Но отчего же все-таки свирепствовал ураган в августе 1833 года в пушкинском Петербурге? Понятно, ураган навел автора на благую мысль о буране, из которого очень скоро вылупился Пугачев в “Капитанской дочке”. Когда бы не буран – и не подарил бы Гринев вожатому заячий тулупчик, оказавший столько услуг бывшему хозяину. С другой стороны, снежная буря в степи явилась достойной прелюдией и символом революции, подхваченной нашими классиками, что тоже плотно ложится на пугачевский бунт. В-третьих, буран, развивая пушкинскую тему “Метели”, соединит в итоге любящие сердца заглавных персонажей романа. “И куда спешим?
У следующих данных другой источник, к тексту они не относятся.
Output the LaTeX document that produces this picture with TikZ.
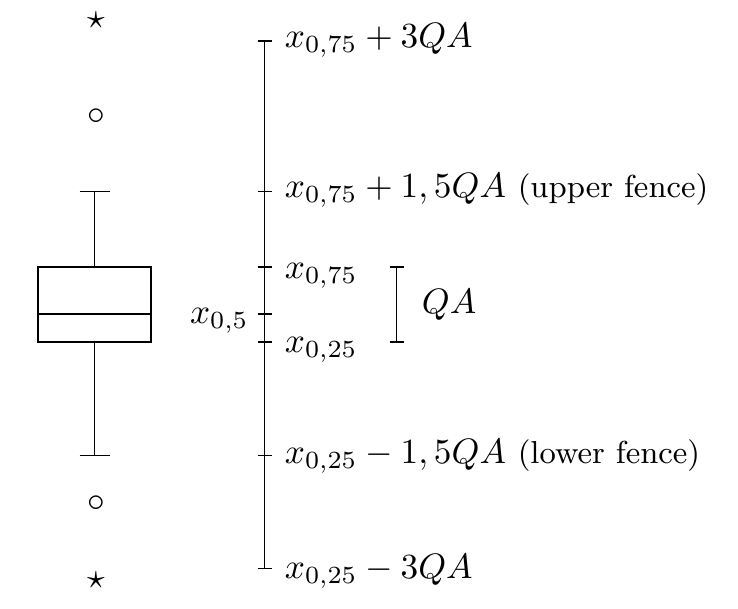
\documentclass[tikz,border=0pt]{standalone}
\begin{document}
\begin{tikzpicture}[x=0.2833pt,y=-0.2833pt,line width=0.55pt,
  lbl/.style={anchor=base west,inner sep=0pt},
  outlier/.style={inner sep=0pt}]
\useasboundingbox (0,0) rectangle (738,609);
% box plot
\node[outlier] (star1) at (96,20) {$\star$};
\node[outlier] (circ1) at (96,116.5) {$\circ$};
\node[outlier] (circ2) at (96,503.5) {$\circ$};
\node[outlier] (star2) at (96,580) {$\star$};
\coordinate (wt) at (94.5,191.5);
\coordinate (wb) at (94.5,455.5);
\draw (38,267) rectangle (151,342);
\draw (38,314) -- (151,314);
\draw (94.5,267) -- (wt);
\draw (94.5,342) -- (wb);
\draw (wt) ++(-15,0) -- ++(30,0);
\draw (wb) ++(-15,0) -- ++(30,0);
% scale
\coordinate (t1) at (264.5,41);
\coordinate (t2) at (264.5,191.5);
\coordinate (t3) at (264.5,267);
\coordinate (t4) at (264.5,314);
\coordinate (t5) at (264.5,342);
\coordinate (t6) at (264.5,455.5);
\coordinate (t7) at (264.5,568.5);
\draw (t1) -- (t7);
\foreach \t in {t1,t2,t3,t4,t5,t6,t7}
  \draw (\t) ++(-7,0) -- ++(14,0);
\node[lbl] (l1) at (284,47.3) {$x_{0,75}+3QA$};
\node[lbl] (l2) at (284,197.3) {$x_{0,75}+1,5QA$ {\small (upper fence)}};
\node[lbl] (l3) at (284,278.3) {$x_{0,75}$};
\node[lbl] (l5) at (284,352.3) {$x_{0,25}$};
\node[lbl] (l6) at (284,463.3) {$x_{0,25}-1,5QA$ {\small (lower fence)}};
\node[lbl] (l7) at (284,578.3) {$x_{0,25}-3QA$};
\node[anchor=base east,inner sep=0pt] (l4) at (249.5,323.5) {$x_{0,5}$};
% QA bracket
\coordinate (qa1) at (396.5,267);
\coordinate (qa2) at (396.5,342);
\draw (qa1) -- (qa2);
\draw (qa1) ++(-7,0) -- ++(14,0);
\draw (qa2) ++(-7,0) -- ++(14,0);
\node[lbl] (qa) at (421,313.3) {$QA$};
\end{tikzpicture}
\end{document}
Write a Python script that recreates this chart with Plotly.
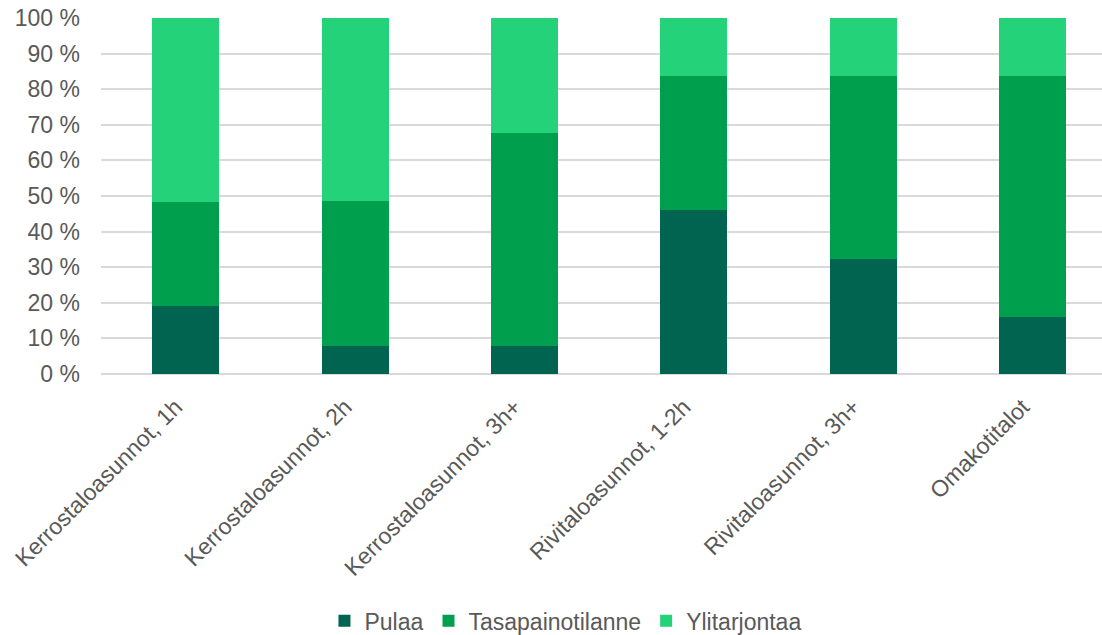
import plotly.graph_objects as go

categories = ["Kerrostaloasunnot, 1h", "Kerrostaloasunnot, 2h", "Kerrostaloasunnot, 3h+",
              "Rivitaloasunnot, 1-2h", "Rivitaloasunnot, 3h+", "Omakotitalot"]
pulaa = [19.0, 8.0, 8.0, 46.0, 32.2, 16.0]
tasapaino = [29.4, 40.5, 59.6, 37.7, 51.5, 67.7]
ylitarjonta = [51.6, 51.5, 32.4, 16.3, 16.3, 16.3]
y_ticks = [0, 10, 20, 30, 40, 50, 60, 70, 80, 90, 100]

colors = ["#006450", "#009F4D", "#23D279"]
names = ["Pulaa", "Tasapainotilanne", "Ylitarjontaa"]
series = [pulaa, tasapaino, ylitarjonta]

fig = go.Figure()
for name, vals, c in zip(names, series, colors):
    fig.add_trace(go.Bar(x=list(range(len(categories))), y=vals, name=name,
                         marker=dict(color=c, line=dict(width=0)), width=0.396))

font = "Liberation Sans, Arial, sans-serif"
fs = 23
fig.update_layout(
    barmode="stack",
    width=1102, height=635,
    margin=dict(l=101, r=0, t=17.5, b=260.5, autoexpand=False),
    paper_bgcolor="white", plot_bgcolor="white",
    font=dict(family=font, size=fs, color="#595959"),
    showlegend=True,
    legend=dict(orientation="h", x=0.464, xanchor="center", y=-0.693, yanchor="middle",
                font=dict(size=fs, color="#595959"), itemwidth=30, traceorder="normal",
                itemclick=False),
    xaxis=dict(range=[-0.5, 5.41], tickmode="array", tickvals=list(range(len(categories))),
               ticktext=categories, tickangle=-45, showgrid=False, zeroline=False,
               showline=False, ticks="", ticklabelstandoff=14, ticklabelshift=-10,
               automargin=False, tickfont=dict(size=fs, color="#595959")),
    yaxis=dict(range=[0, 100], tickmode="array", tickvals=y_ticks,
               ticktext=[f"{v} %" for v in y_ticks], showgrid=True, gridcolor="#d9d9d9",
               gridwidth=1.5, zeroline=True, zerolinecolor="#d9d9d9", zerolinewidth=1.5,
               showline=False, ticks="", ticklabelstandoff=20, automargin=False,
               tickfont=dict(size=fs, color="#595959")),
)
fig.write_html("out.html")
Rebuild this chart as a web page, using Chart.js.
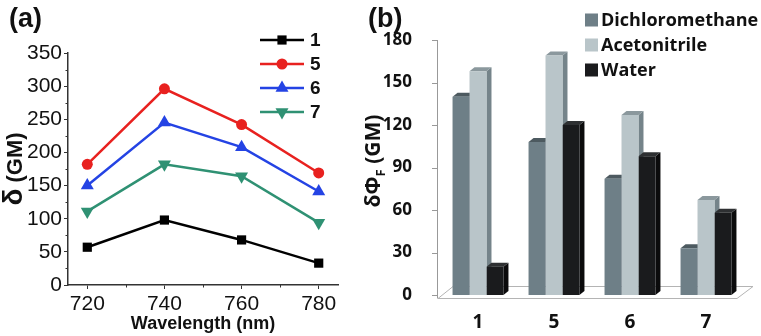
<!DOCTYPE html>
<html>
<head>
<meta charset="utf-8">
<script src="https://cdn.jsdelivr.net/npm/chart.js@4.4.1/dist/chart.umd.min.js"></script>
<style>
  body { margin: 0; background: #fff; }
  .panel { position: absolute; top: 0; height: 336px; }
  #wrapA { left: 0; width: 360px; }
  #wrapB { left: 360px; width: 401px; }
</style>
</head>
<body>
<div class="panel" id="wrapA"><canvas id="twoPhoton"></canvas></div>
<div class="panel" id="wrapB"><canvas id="actionCross"></canvas></div>
<script>
// (a) two-photon cross section vs wavelength
const wavelengths = [720, 740, 760, 780];
const delta1 = [57, 98, 68, 33];
const delta5 = [182, 296, 242, 169];
const delta6 = [150, 245, 208, 141];
const delta7 = [111, 182, 164, 94];
const seriesNames = ['1', '5', '6', '7'];

// (b) action cross section per solvent
const compounds = ['1', '5', '6', '7'];
const dichloromethane = [140, 108, 82, 33];
const acetonitrile = [158, 169, 127, 67];
const water = [20, 120, 98, 58];
const yTicksB = [0, 30, 60, 90, 120, 150, 180];

const arial = 'Arial, "Liberation Sans", sans-serif';
const sansB = '"Open Sans", "DejaVu Sans", sans-serif';

Chart.defaults.animation = false;
Chart.defaults.font.family = arial;
Chart.defaults.color = '#111';

// ---------- panel (a) ----------
const panelA = {
    id: 'panelA',
    afterDraw(chart) {
        const { ctx, chartArea: area, scales } = chart;
        ctx.save();

        // minor ticks
        ctx.strokeStyle = '#333';
        ctx.lineWidth = 1;
        ctx.beginPath();
        for (let v = 25; v < 350; v += 50) {
            const py = Math.round(scales.y.getPixelForValue(v)) + 0.5;
            ctx.moveTo(area.left - 2.5, py);
            ctx.lineTo(area.left, py);
        }
        for (let v = 730; v < 780; v += 20) {
            const px = Math.round(scales.x.getPixelForValue(v)) + 0.5;
            ctx.moveTo(px, area.bottom);
            ctx.lineTo(px, area.bottom + 2.5);
        }
        ctx.stroke();

        // legend: line + marker + label
        const rows = [40, 64, 88, 112];
        chart.data.datasets.forEach((ds, i) => {
            const y = rows[i];
            ctx.strokeStyle = ds.borderColor;
            ctx.lineWidth = 2.5;
            ctx.beginPath();
            ctx.moveTo(260, y);
            ctx.lineTo(304, y);
            ctx.stroke();
            ctx.fillStyle = ds.borderColor;
            Chart.helpers.drawPoint(ctx, {
                pointStyle: ds.pointStyle, radius: ds.pointRadius,
                rotation: ds.pointRotation || 0, borderWidth: 0
            }, 282, y);
            ctx.fillStyle = '#111';
            ctx.font = 'bold 19px ' + arial;
            ctx.textBaseline = 'middle';
            ctx.textAlign = 'left';
            ctx.fillText(ds.label, 310, y + 1);
        });

        // x title
        ctx.fillStyle = '#111';
        ctx.font = 'bold 18px ' + arial;
        ctx.textAlign = 'center';
        ctx.textBaseline = 'middle';
        ctx.fillText('Wavelength (nm)', (area.left + area.right) / 2, 324);

        // panel letter
        ctx.textAlign = 'left';
        ctx.font = 'bold 27px ' + arial;
        ctx.textBaseline = 'alphabetic';
        ctx.fillText('(a)', 9, 27);

        // y title: delta (GM)
        ctx.translate(22, 169);
        ctx.rotate(-Math.PI / 2);
        ctx.font = 'bold 28px ' + arial;
        const wd = ctx.measureText('\u03b4').width;
        ctx.font = 'bold 22px ' + arial;
        const wr = ctx.measureText(' (GM)').width;
        const sx = -(wd + wr) / 2;
        ctx.font = 'bold 28px ' + arial;
        ctx.fillText('\u03b4', sx, 0);
        ctx.font = 'bold 22px ' + arial;
        ctx.fillText(' (GM)', sx + wd, 0);
        ctx.restore();
    }
};

new Chart(document.getElementById('twoPhoton'), {
    type: 'line',
    data: {
        datasets: [
            { label: seriesNames[0], data: wavelengths.map((w, i) => ({ x: w, y: delta1[i] })),
              borderColor: '#000000', pointStyle: 'rect', pointRadius: 6.5 },
            { label: seriesNames[1], data: wavelengths.map((w, i) => ({ x: w, y: delta5[i] })),
              borderColor: '#e8211f', pointStyle: 'circle', pointRadius: 5.5 },
            { label: seriesNames[2], data: wavelengths.map((w, i) => ({ x: w, y: delta6[i] })),
              borderColor: '#2443e4', pointStyle: 'triangle', pointRadius: 7.5 },
            { label: seriesNames[3], data: wavelengths.map((w, i) => ({ x: w, y: delta7[i] })),
              borderColor: '#2f9173', pointStyle: 'triangle', pointRadius: 7.5, pointRotation: 180 }
        ].map(ds => ({ ...ds, borderWidth: 2.5, tension: 0, pointBackgroundColor: ds.borderColor,
                       pointBorderWidth: 0, pointHoverRadius: ds.pointRadius }))
    },
    options: {
        responsive: true,
        maintainAspectRatio: false,
        layout: { padding: { top: 53, right: 22, left: 0, bottom: 0 } },
        scales: {
            x: {
                type: 'linear', min: 715, max: 785,
                afterBuildTicks: s => { s.ticks = wavelengths.map(v => ({ value: v })); },
                afterFit: s => { s.height = 51; },
                grid: { drawOnChartArea: false, tickLength: 4, color: '#333', lineWidth: 1 },
                border: { color: '#333', width: 1.5 },
                ticks: { font: { size: 21 }, padding: 3, color: '#111' }
            },
            y: {
                min: 0, max: 350,
                ticks: { stepSize: 50, font: { size: 21 }, padding: 2, color: '#111' },
                afterFit: s => { s.width = 68; },
                grid: { drawOnChartArea: false, tickLength: 4, color: '#333', lineWidth: 1 },
                border: { color: '#333', width: 1.5 }
            }
        },
        plugins: { legend: { display: false }, tooltip: { enabled: false } }
    },
    plugins: [panelA]
});

// ---------- panel (b) ----------
const depthX = 5, depthY = 4;

function quad(ctx, pts) {
    ctx.beginPath();
    ctx.moveTo(pts[0], pts[1]);
    for (let k = 2; k < pts.length; k += 2) ctx.lineTo(pts[k], pts[k + 1]);
    ctx.closePath();
    ctx.fill();
}

const panelB = {
    id: 'panelB',
    beforeDatasetsDraw(chart) {
        const { ctx, chartArea: area, scales: { y } } = chart;
        const y0 = y.getPixelForValue(0);
        const axisX = area.left - 3;
        ctx.save();

        // floor
        ctx.fillStyle = '#fff';
        ctx.strokeStyle = '#b4b4b4';
        ctx.lineWidth = 1;
        ctx.beginPath();
        ctx.moveTo(axisX + 1, y0 + 3.5);
        ctx.lineTo(area.right - 7, y0 + 3.5);
        ctx.lineTo(area.right + 9, y0 - 8.5);
        ctx.lineTo(axisX + 16, y0 - 8.5);
        ctx.closePath();
        ctx.fill();
        ctx.stroke();

        // y axis line and ticks
        ctx.strokeStyle = '#999';
        ctx.beginPath();
        ctx.moveTo(axisX + 0.5, y.getPixelForValue(180));
        ctx.lineTo(axisX + 0.5, y0 + 3.5);
        y.ticks.forEach(t => {
            const py = Math.round(y.getPixelForValue(t.value)) + 0.5;
            ctx.moveTo(axisX - 5, py);
            ctx.lineTo(axisX + 0.5, py);
        });
        ctx.stroke();

        // side and top faces of the bars
        const metas = chart.getSortedVisibleDatasetMetas();
        compounds.forEach((c, i) => {
            metas.forEach(meta => {
                const bar = meta.data[i];
                const ds = chart.data.datasets[meta.index];
                const x0 = bar.x - bar.width / 2, x1 = bar.x + bar.width / 2;
                ctx.fillStyle = ds.sideColor;
                quad(ctx, [x1, bar.y, x1 + depthX, bar.y - depthY, x1 + depthX, bar.base - depthY, x1, bar.base]);
                ctx.fillStyle = ds.topColor;
                quad(ctx, [x0, bar.y, x1, bar.y, x1 + depthX, bar.y - depthY, x0 + depthX, bar.y - depthY]);
            });
        });
        ctx.restore();
    },
    afterDraw(chart) {
        const { ctx } = chart;
        ctx.save();

        // legend
        const rows = [20, 45, 70];
        chart.data.datasets.forEach((ds, i) => {
            ctx.fillStyle = ds.backgroundColor;
            ctx.fillRect(225, rows[i] - 6.5, 13, 13);
            ctx.fillStyle = '#111';
            ctx.font = 'bold 18px ' + sansB;
            ctx.textBaseline = 'middle';
            ctx.textAlign = 'left';
            ctx.fillText(ds.label, 241, rows[i] + 1);
        });

        // panel letter
        ctx.font = 'bold 27px ' + arial;
        ctx.textBaseline = 'alphabetic';
        ctx.fillText('(b)', 8, 27);

        // y title: delta Phi_F (GM)
        ctx.translate(20, 161);
        ctx.rotate(-Math.PI / 2);
        const main = 'bold 21px ' + sansB, sub = 'bold 13px ' + sansB;
        ctx.font = main;
        const w1 = ctx.measureText('\u03b4\u03a6').width;
        const w3 = ctx.measureText(' (GM)').width;
        ctx.font = sub;
        const w2 = ctx.measureText('F').width;
        const sx = -(w1 + w2 + w3) / 2;
        ctx.font = main;
        ctx.fillText('\u03b4\u03a6', sx, 0);
        ctx.font = sub;
        ctx.fillText('F', sx + w1, 5);
        ctx.font = main;
        ctx.fillText(' (GM)', sx + w1 + w2, 0);
        ctx.restore();
    }
};

new Chart(document.getElementById('actionCross'), {
    type: 'bar',
    data: {
        labels: compounds,
        datasets: [
            { label: 'Dichloromethane', data: dichloromethane,
              backgroundColor: '#6e7f87', sideColor: '#56656c', topColor: '#4d5a60' },
            { label: 'Acetonitrile', data: acetonitrile,
              backgroundColor: '#b9c5c9', sideColor: '#75848a', topColor: '#8b989d' },
            { label: 'Water', data: water,
              backgroundColor: '#1a1b1d', sideColor: '#0b0b0c', topColor: '#2e3032' }
        ]
    },
    options: {
        responsive: true,
        maintainAspectRatio: false,
        categoryPercentage: 0.67,
        barPercentage: 1.0,
        layout: { padding: { top: 40, right: 17, left: 0, bottom: 0 } },
        scales: {
            x: {
                grid: { display: false },
                border: { display: false },
                ticks: { font: { family: sansB, size: 19, weight: 'bold' }, padding: 8, color: '#111' },
                afterFit: s => { s.height = 41; }
            },
            y: {
                min: 0, max: 180,
                afterBuildTicks: s => { s.ticks = yTicksB.map(v => ({ value: v })); },
                grid: { display: false },
                border: { display: false },
                ticks: { font: { family: sansB, size: 17, weight: 'bold' }, padding: 20, color: '#111' },
                afterFit: s => { s.width = 80; }
            }
        },
        plugins: { legend: { display: false }, tooltip: { enabled: false } }
    },
    plugins: [panelB]
});
</script>
</body>
</html>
Добро бы на свадьбу!” – ворчит верный Савельич, попав с барином в буран, не подозревая, насколько в данном случае он прозорлив и дальновиден. Правда, ехать на свадьбу досталось долгим и окружным путем, обращенным в великолепный сюжет “Капитанской дочки”, вместивший уйму лиц, картин и обстоятельств.
Все это так, разумеется. Однако литература пока что, даже пушкинской красоты и силы, еще не оказывала столь крутого воздействия на погоду, и приходится в этом вопросе вставать на более, как это ни грустно, материальную и научную почву. Ограничимся суммой гипотез, предчувствий и предсказаний пушкинского круга. Ведь заяц, допустим, перебегавший дорогу Пушкину, тоже, по-видимому, не имел прямого влияния на ход событий, а Пушкин, известно, зайцу доверял и заворачивал коней. Так и буря, к тому же неурочная, могла нести потаенный предзнаменовательный смысл, дурной или хороший, или сразу оба. Хороший, потому что свидание с Пугачевым и пугачевщиной все же состоялось, к славе и пользе Пушкина с его “Капитанской дочкой”. Дурной: неуместная буря разыгралась в августе, а в сентябре того же 33-го года в столицу тихой сапой въехал Дантес.